By Mark Jewell, AP Personal Finance Writer
BOSTON (AP) — Many investors might skip over the line on their mutual fund disclosure statements that says, "12b-1 fee."
They might want to start wondering what's behind that label. These fees are the money that many funds collect to offset a variety of expenses, from advertising to broker's commissions. They can cut into investors' returns.
The fees, whose name is a legacy of the Securities and Exchange Commission rule that created them three decades ago, brought in $9.5 billion for fund companies last year. That amount is equal to 18% of all fund expenses, not counting sales charges, according to the fund industry's Investment Company Institute. The 12b-1 fees typically amount to about $2 a year for every $1,000 invested.
The SEC is questioning whether investors should be paying them. Chairwoman Mary Schapiro has asked her staff to present a recommendation on 12b-1s for the commission to consider this year. Schapiro's predecessors have studied possible 12b-1 changes, but there haven't been any overhauls.

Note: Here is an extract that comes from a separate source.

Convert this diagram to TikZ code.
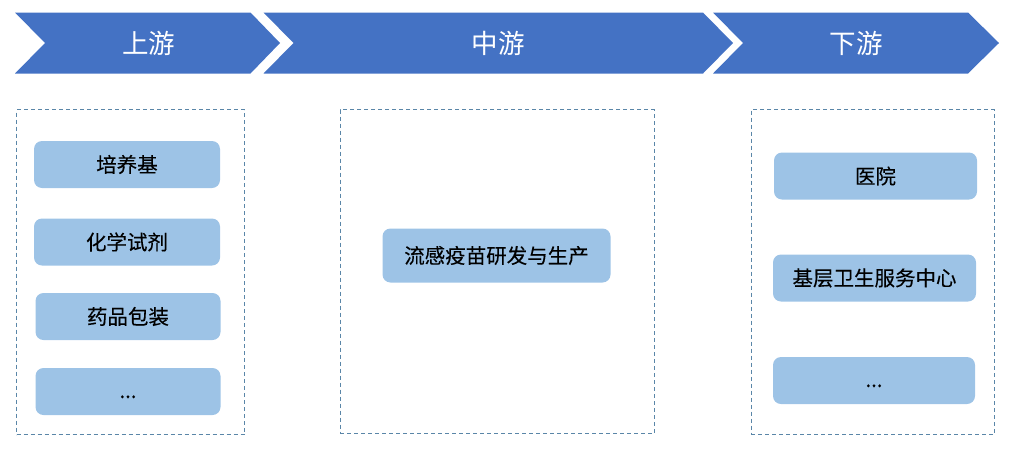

Schapiro sounds serious. "Investors may have no idea these fees are being deducted, what services they are paying for, or who they are ultimately compensating," she said in a speech last month.
Broadly, the SEC says 12b-1s are supposed to cover fund distribution, and in some cases, shareholder services. These expenses frequently aren't covered by the sales charges that many funds assess, or the management fees all funds charge for overseeing an investment portfolio.
A savvy investor may want to shop around and choose funds that don't assess 12b-1 fees — about one-third don't. But before you decide to sidestep those with 12b-1s, be sure you're not ruling out any funds that are a good fit for your investment needs.